You reckon it’s not taken?
I dont know. It may be just crammed with folks. Why dont you go see?
Harrogate rose from the cot where he’d been sitting. He was eager to be off. Hell fire, he said. It’d really be slick if it wasnt took wouldnt it? I mean, bein uptown like it is and all.
You bet, said Suttree
The viaduct spanned a jungly gut filled with rubble and wreckage and a few packingcrate shacks inhabited by transient blacks and down through this puling waste the dark and leprous waters of First Creek threaded the sumac and poison ivy. Highwater marks of oil and sewage and condoms dangling in the branches like stranded leeches. Harrogate made his way through this derelict fairyland toward the final concrete arches of the viaduct where they ran to earth. He entered delicately, his eyes skittering about. There was no one in. The earth was cool and naked and dry. Here some bones. Broken glass. A few stray dogturds. Two bent and mangled parking meters with clots of concrete about their roots.
Boy, whispered Harrogate.
There was a little concrete pillbox filled with pipes and conduits where you could store things and with the weeds grown about outside there was never a retreat so secluded. Harrogate sat on his heels and hugged his knees and looked out. He watched the pigeons come and go up under the high arches and he studied the warren of shacks on the farther bank of the cut where they hung yoked by insubstantial brigades of torn gray wash. Dark and near vertical gardens visible among the tin or tarred rooftops and vast nets of kudzu across the blighted trees.
Come evening he had accumulated some crates and aligned them in a sort of storage wall and he had made a firepit of old bricks and he had his eye on other goods which required but fall of dark to come by. By then he was uptown salvaging tins from trashcans for cook-ware. Appropriating the mattress from a lounge on a houseporch. All the redglobed lanterns from a ditchside where watermains were under repair.

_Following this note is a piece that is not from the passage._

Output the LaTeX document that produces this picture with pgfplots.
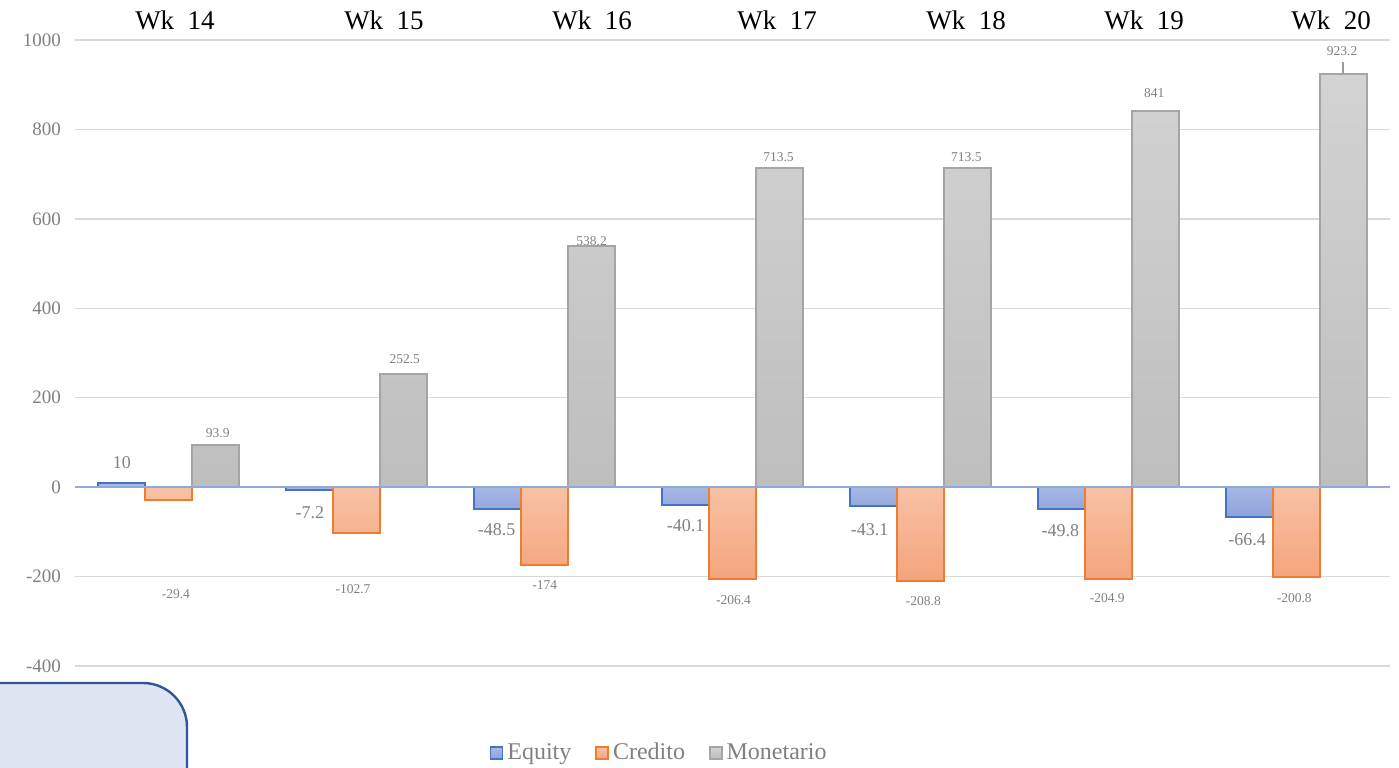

He sat by the fire a long time after he had boiled and eaten the vegetables pilfered from gardens across the creek. His little grotto glowed with a hellish red from the lanterns and he reclined on the mattress and scratched himself and picked his teeth with a long yellow fingernail.
When Suttree came by next noon on his way to the market the city rat had just returned. He ushered in his guest expansively. How you like it, Sut?
Suttree looked around, shaking his head.
What I like about it is they’s plenty of room. Dont you?
You better get rid of those parking meters, Suttree said.
Yeah. I’ll haul em off to the creek this evenin.
What’s in here? He was peering into the little concrete vault.
I dont know. It’s a slick place to keep your stuff though, aint it?
Overhead in the arches there was a dull snap and a violent flapping of wings.
Hot damn, said Harrogate, slapping his thigh.
A pigeon fluttered down brokenly and landed in the dust and wobbled and flopped. It had a rat trap about its neck.
That makes three, said Harrogate, scurrying to secure the bird.
Suttree stared after him. Harrogate removed the trap and climbed up into the vaulted undercarriage of the viaduct and reset it, scooping the scattered grain over it with one hand. Boy, he called down, his voice sepulchral, them sons of bitches is really dumb.
What are you going to do with them?
I got two in the pot yonder stewin up with some taters and stuff but if this keeps up I’m goin to sell em.
Who to?
Harrogate hopped down, the dust pluming from under his sneakers. He gave his trousers a swipe with his hands. Niggers, he said. Shit, they’ll buy anything.
Well, said Suttree. I was going to ask you if you wanted some fish but I guess you’ve got enough to eat for a while.